Task details:
All the data must come back unchanged, except that pictures are left out.

Data section:
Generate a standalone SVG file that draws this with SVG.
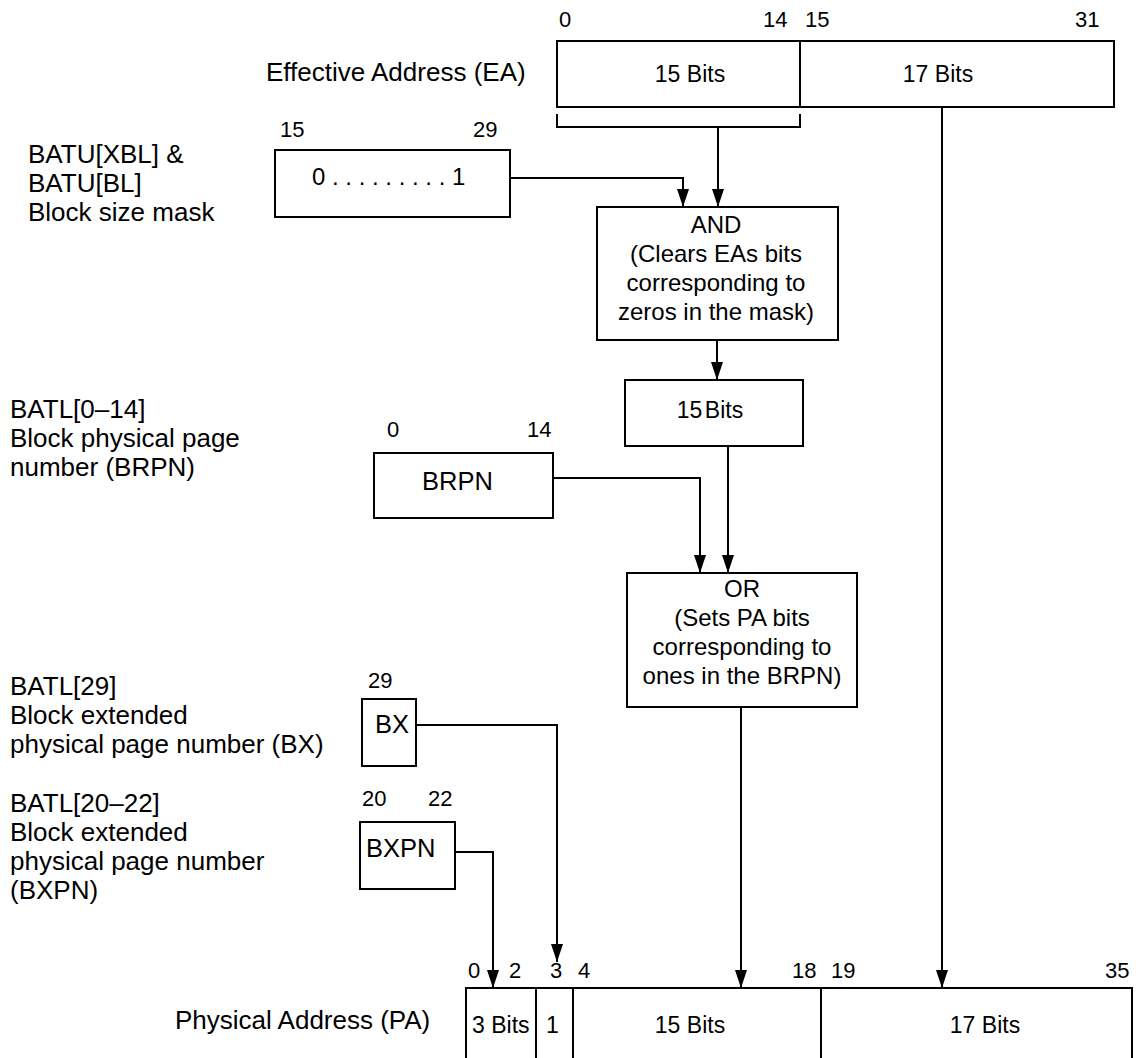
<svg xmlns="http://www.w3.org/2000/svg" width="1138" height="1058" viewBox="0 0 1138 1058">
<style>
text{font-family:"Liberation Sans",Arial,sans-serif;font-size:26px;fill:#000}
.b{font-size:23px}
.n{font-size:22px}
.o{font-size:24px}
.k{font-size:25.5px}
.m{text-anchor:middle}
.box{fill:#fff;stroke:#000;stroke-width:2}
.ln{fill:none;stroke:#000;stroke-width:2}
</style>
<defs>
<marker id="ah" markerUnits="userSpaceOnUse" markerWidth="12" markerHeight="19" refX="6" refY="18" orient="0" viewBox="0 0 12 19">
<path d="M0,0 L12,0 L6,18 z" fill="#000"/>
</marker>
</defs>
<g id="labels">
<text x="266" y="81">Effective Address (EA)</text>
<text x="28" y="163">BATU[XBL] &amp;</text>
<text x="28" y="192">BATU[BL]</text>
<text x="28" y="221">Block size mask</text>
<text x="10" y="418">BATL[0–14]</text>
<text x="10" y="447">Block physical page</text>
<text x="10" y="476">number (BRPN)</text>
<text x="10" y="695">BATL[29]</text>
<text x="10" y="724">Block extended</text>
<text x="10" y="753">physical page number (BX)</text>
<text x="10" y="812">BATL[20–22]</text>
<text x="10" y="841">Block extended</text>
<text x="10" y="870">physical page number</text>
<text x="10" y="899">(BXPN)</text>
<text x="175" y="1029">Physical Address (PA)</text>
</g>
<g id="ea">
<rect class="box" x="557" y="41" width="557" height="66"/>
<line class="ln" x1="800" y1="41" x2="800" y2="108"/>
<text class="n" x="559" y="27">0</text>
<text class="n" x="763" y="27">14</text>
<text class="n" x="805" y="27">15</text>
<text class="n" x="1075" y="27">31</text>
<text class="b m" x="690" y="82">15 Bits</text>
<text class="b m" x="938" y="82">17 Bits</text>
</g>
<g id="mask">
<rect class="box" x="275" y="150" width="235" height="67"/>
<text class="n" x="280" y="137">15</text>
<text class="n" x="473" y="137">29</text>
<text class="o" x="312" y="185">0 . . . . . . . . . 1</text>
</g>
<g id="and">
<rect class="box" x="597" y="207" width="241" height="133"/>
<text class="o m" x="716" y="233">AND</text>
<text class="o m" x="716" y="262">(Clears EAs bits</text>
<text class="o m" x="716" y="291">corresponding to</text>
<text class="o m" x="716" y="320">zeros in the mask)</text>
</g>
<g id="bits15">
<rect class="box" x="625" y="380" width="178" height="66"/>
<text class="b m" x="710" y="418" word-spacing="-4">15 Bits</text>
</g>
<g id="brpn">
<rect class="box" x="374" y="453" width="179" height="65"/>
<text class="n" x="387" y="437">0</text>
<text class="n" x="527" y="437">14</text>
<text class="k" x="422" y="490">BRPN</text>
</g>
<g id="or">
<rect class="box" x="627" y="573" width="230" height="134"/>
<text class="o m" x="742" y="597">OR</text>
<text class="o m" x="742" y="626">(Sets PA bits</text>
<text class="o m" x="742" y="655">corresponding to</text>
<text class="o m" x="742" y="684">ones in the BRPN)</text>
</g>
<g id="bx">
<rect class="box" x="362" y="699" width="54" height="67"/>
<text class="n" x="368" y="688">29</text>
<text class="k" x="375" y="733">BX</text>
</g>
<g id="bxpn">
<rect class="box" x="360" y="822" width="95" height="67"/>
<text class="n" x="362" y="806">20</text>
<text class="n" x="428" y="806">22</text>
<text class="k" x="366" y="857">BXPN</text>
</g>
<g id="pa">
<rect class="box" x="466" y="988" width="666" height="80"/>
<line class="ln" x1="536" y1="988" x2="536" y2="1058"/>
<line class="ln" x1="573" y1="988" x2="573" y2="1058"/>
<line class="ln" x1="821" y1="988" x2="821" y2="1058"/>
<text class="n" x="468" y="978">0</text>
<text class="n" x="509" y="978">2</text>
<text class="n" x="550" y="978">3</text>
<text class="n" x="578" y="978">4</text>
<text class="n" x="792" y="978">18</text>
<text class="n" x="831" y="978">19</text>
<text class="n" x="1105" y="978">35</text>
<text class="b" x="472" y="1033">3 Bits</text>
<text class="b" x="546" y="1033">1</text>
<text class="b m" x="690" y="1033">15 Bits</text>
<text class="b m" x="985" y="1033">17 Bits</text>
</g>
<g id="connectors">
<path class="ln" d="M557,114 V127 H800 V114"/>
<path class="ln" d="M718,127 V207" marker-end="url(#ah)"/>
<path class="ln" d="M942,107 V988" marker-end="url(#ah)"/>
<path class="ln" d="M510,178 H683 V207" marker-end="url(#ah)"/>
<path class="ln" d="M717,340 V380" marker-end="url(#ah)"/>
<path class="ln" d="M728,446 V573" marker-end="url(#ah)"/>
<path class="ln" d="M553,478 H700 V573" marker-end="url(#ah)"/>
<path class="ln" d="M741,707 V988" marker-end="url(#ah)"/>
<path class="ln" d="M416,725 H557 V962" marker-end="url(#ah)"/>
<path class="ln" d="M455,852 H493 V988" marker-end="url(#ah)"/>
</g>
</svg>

Answer to this task:
Generate a standalone SVG file that draws this with SVG.
<svg xmlns="http://www.w3.org/2000/svg" width="1138" height="1058" viewBox="0 0 1138 1058">
<style>
text{font-family:"Liberation Sans",Arial,sans-serif;font-size:26px;fill:#000}
.b{font-size:23px}
.n{font-size:22px}
.o{font-size:24px}
.k{font-size:25.5px}
.m{text-anchor:middle}
.box{fill:#fff;stroke:#000;stroke-width:2}
.ln{fill:none;stroke:#000;stroke-width:2}
</style>
<defs>
<marker id="ah" markerUnits="userSpaceOnUse" markerWidth="12" markerHeight="19" refX="6" refY="18" orient="0" viewBox="0 0 12 19">
<path d="M0,0 L12,0 L6,18 z" fill="#000"/>
</marker>
</defs>
<g id="labels">
<text x="266" y="81">Effective Address (EA)</text>
<text x="28" y="163">BATU[XBL] &amp;</text>
<text x="28" y="192">BATU[BL]</text>
<text x="28" y="221">Block size mask</text>
<text x="10" y="418">BATL[0–14]</text>
<text x="10" y="447">Block physical page</text>
<text x="10" y="476">number (BRPN)</text>
<text x="10" y="695">BATL[29]</text>
<text x="10" y="724">Block extended</text>
<text x="10" y="753">physical page number (BX)</text>
<text x="10" y="812">BATL[20–22]</text>
<text x="10" y="841">Block extended</text>
<text x="10" y="870">physical page number</text>
<text x="10" y="899">(BXPN)</text>
<text x="175" y="1029">Physical Address (PA)</text>
</g>
<g id="ea">
<rect class="box" x="557" y="41" width="557" height="66"/>
<line class="ln" x1="800" y1="41" x2="800" y2="108"/>
<text class="n" x="559" y="27">0</text>
<text class="n" x="763" y="27">14</text>
<text class="n" x="805" y="27">15</text>
<text class="n" x="1075" y="27">31</text>
<text class="b m" x="690" y="82">15 Bits</text>
<text class="b m" x="938" y="82">17 Bits</text>
</g>
<g id="mask">
<rect class="box" x="275" y="150" width="235" height="67"/>
<text class="n" x="280" y="137">15</text>
<text class="n" x="473" y="137">29</text>
<text class="o" x="312" y="185">0 . . . . . . . . . 1</text>
</g>
<g id="and">
<rect class="box" x="597" y="207" width="241" height="133"/>
<text class="o m" x="716" y="233">AND</text>
<text class="o m" x="716" y="262">(Clears EAs bits</text>
<text class="o m" x="716" y="291">corresponding to</text>
<text class="o m" x="716" y="320">zeros in the mask)</text>
</g>
<g id="bits15">
<rect class="box" x="625" y="380" width="178" height="66"/>
<text class="b m" x="710" y="418" word-spacing="-4">15 Bits</text>
</g>
<g id="brpn">
<rect class="box" x="374" y="453" width="179" height="65"/>
<text class="n" x="387" y="437">0</text>
<text class="n" x="527" y="437">14</text>
<text class="k" x="422" y="490">BRPN</text>
</g>
<g id="or">
<rect class="box" x="627" y="573" width="230" height="134"/>
<text class="o m" x="742" y="597">OR</text>
<text class="o m" x="742" y="626">(Sets PA bits</text>
<text class="o m" x="742" y="655">corresponding to</text>
<text class="o m" x="742" y="684">ones in the BRPN)</text>
</g>
<g id="bx">
<rect class="box" x="362" y="699" width="54" height="67"/>
<text class="n" x="368" y="688">29</text>
<text class="k" x="375" y="733">BX</text>
</g>
<g id="bxpn">
<rect class="box" x="360" y="822" width="95" height="67"/>
<text class="n" x="362" y="806">20</text>
<text class="n" x="428" y="806">22</text>
<text class="k" x="366" y="857">BXPN</text>
</g>
<g id="pa">
<rect class="box" x="466" y="988" width="666" height="80"/>
<line class="ln" x1="536" y1="988" x2="536" y2="1058"/>
<line class="ln" x1="573" y1="988" x2="573" y2="1058"/>
<line class="ln" x1="821" y1="988" x2="821" y2="1058"/>
<text class="n" x="468" y="978">0</text>
<text class="n" x="509" y="978">2</text>
<text class="n" x="550" y="978">3</text>
<text class="n" x="578" y="978">4</text>
<text class="n" x="792" y="978">18</text>
<text class="n" x="831" y="978">19</text>
<text class="n" x="1105" y="978">35</text>
<text class="b" x="472" y="1033">3 Bits</text>
<text class="b" x="546" y="1033">1</text>
<text class="b m" x="690" y="1033">15 Bits</text>
<text class="b m" x="985" y="1033">17 Bits</text>
</g>
<g id="connectors">
<path class="ln" d="M557,114 V127 H800 V114"/>
<path class="ln" d="M718,127 V207" marker-end="url(#ah)"/>
<path class="ln" d="M942,107 V988" marker-end="url(#ah)"/>
<path class="ln" d="M510,178 H683 V207" marker-end="url(#ah)"/>
<path class="ln" d="M717,340 V380" marker-end="url(#ah)"/>
<path class="ln" d="M728,446 V573" marker-end="url(#ah)"/>
<path class="ln" d="M553,478 H700 V573" marker-end="url(#ah)"/>
<path class="ln" d="M741,707 V988" marker-end="url(#ah)"/>
<path class="ln" d="M416,725 H557 V962" marker-end="url(#ah)"/>
<path class="ln" d="M455,852 H493 V988" marker-end="url(#ah)"/>
</g>
</svg>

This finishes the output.